Enable HDP for Active Directory/Kerberos/LDAP
https://github.com/stanislawbartkowski/wikis/wiki/HDP-2.6.5-3.1-and-Active-Directory
Practical steps on implementing Kerberos security in HDP. A simple test to make sure that security is in place.
Enable HDP services for Active Directory/Kerberos/LDAP
https://github.com/stanislawbartkowski/hdpactivedirectory
Wiki:
https://github.com/stanislawbartkowski/hdpactivedirectory/wiki
Basic Kerberization enables Kerberos authentication for Hadoop services and makes HDFS secure. Next step is to enable a particular service for Kerberos authentication and LDAP authorization. It is highly recommended to activate Ranger security. The GitHub Wiki attached contains guidelines and practical steps to enable Hadoop services for AD/Kerberos. Every chapter contains also a basic test to make sure that security is enforced and has teeth.
HiBench for HDP
https://github.com/stanislawbartkowski/MyHiBench
HiBench is widely recognized as a leading benchmark tool for Hadoop services. Unfortunately, the development seems to be closed two years ago and I found it difficult to run it in HDP 3.1. Also, the tool seems not to be enabled for Kerberos security. After spending some time trying to find a workaround, I decided to create my own fork of HiBench.
This fork is dedicated to HDP only, the original HiBench can be used also against a standalone instalment of some Hadoop services. It required also redeveloping some Java and Scala code related particularly to Kafka and Spark Streaming.

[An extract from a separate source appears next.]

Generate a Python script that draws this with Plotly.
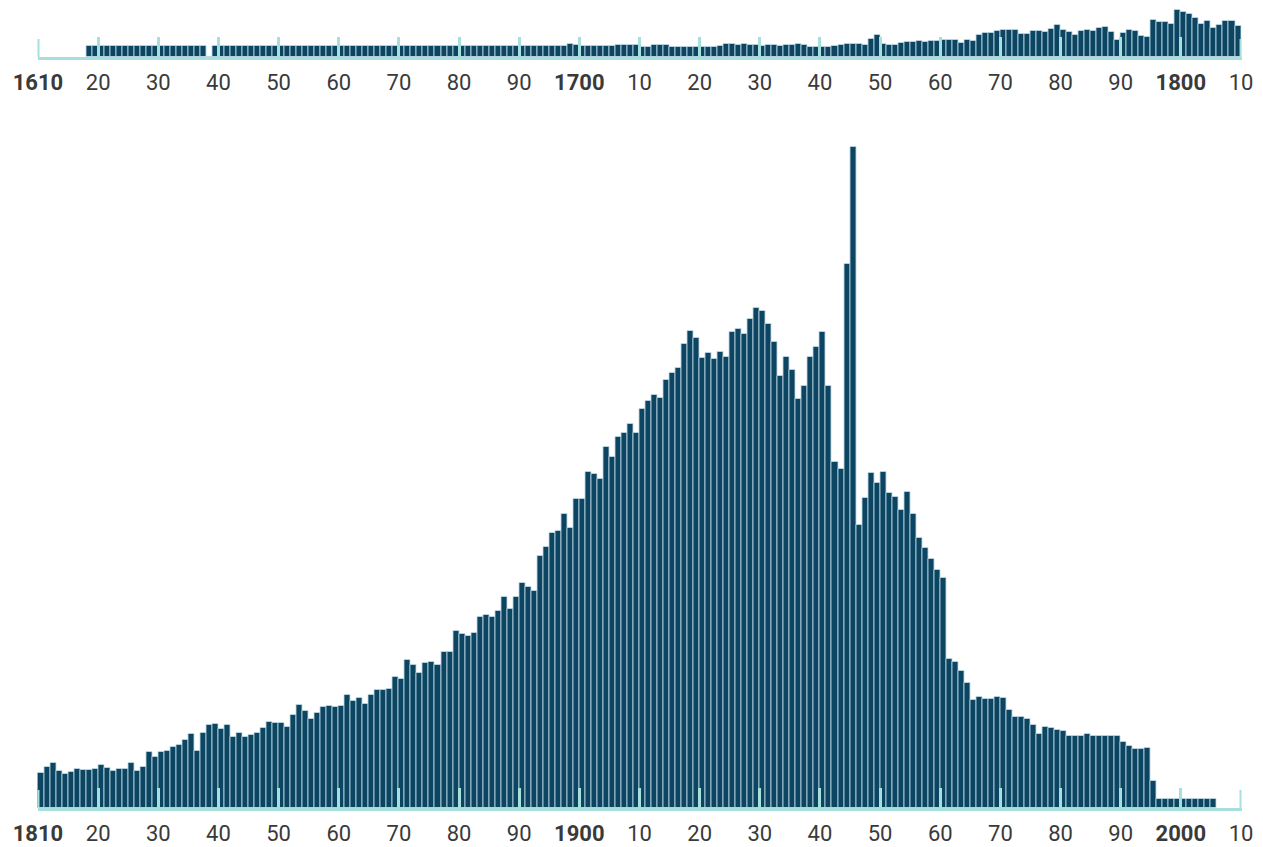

Several Java/Scala tools to test Kerberos security
HDFS Java client
https://github.com/stanislawbartkowski/KafkaSample
Kafka Java client
https://github.com/stanislawbartkowski/KafkaSample
Scala Spark Streaming against Kafka
https://github.com/stanislawbartkowski/SampleSparkStreaming
Several simple Java/Scala tools to test Kerberos connectivity. The tools come with source code to review. The tools are using as an additional test, next to batch or command line, for testing Kerberos security.